The one-fifth method treats large one-time income as if it were spread evenly over the next five years. This, in turn, avoids a high one-time tax burden. Previously, reduced taxation could be applied when calculating income tax. This also meant that employers were liable for wage tax if wage tax audits revealed that the conditions for reduced taxation were not met.
Under the Growth Opportunities Act, the one-fifth method will no longer apply to payroll tax deductions from 2025. As a result, there is no further liability risk for employers. Employees will not suffer any tax disadvantages as a result of this change. The only change for them is that they will have to apply for the one-fifth method with their tax return.
Higher loss carryforward
If expenses exceed income, self-employed individuals can use the loss from one tax year against positive income in the following year. This is called a loss carry forward. Previously, a maximum of €1 million plus 60% of total income per year could be used to offset losses. The Growth Opportunities Act temporarily increases this value: from 2024 to 2027, any loss carryforward that exceeds €1 million can be used up to 70% of income.

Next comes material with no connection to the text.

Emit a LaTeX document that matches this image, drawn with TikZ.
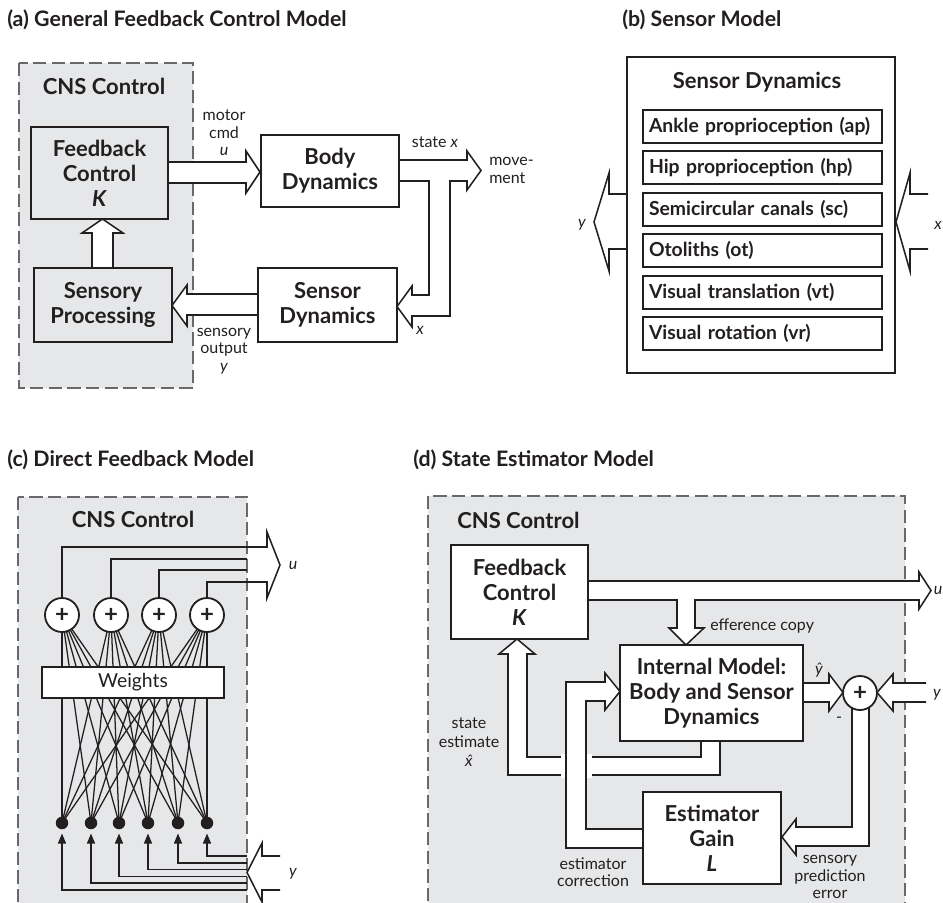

Support for electric vehicles
The Growth Opportunities Act also adjusts the taxation of company cars: if employees use an electric vehicle for both business and private purposes, they will only have to pay tax on 0.25% of the gross list price. Until now, such a subsidy only applied to electric cars with a maximum gross list price of €60,000. This limit will be increased to €70,000 as part of the Growth Opportunities Act. The new regulation applies to all vehicles purchased after January 1, 2024.
Extended research funding
A key feature of the Growth Opportunities Act is research funding. The research allowance will be expanded with several measures that have been adopted. For example, the threshold for tax deductible research expenses will be significantly increased from €4 million to €10 million per year. In addition, for the first time, a proportion of the acquisition and production costs of plant and equipment required for research and development projects will be eligible for funding. For small and medium-sized enterprises (SMEs), the funding rate has been increased from 25% to 35%, and the research allowance has been raised to €3.5 million per year.
Do businesses have to apply for the benefits of the Growth Opportunities Act?
Businesses do not have to specifically apply for most of the benefits and advantages of the Growth Opportunities Act. Instead, all businesses automatically benefit from the new provisions of the Act. This includes tax breaks and enhanced depreciation allowances. Only grants, such as those for research and development, must be applied for.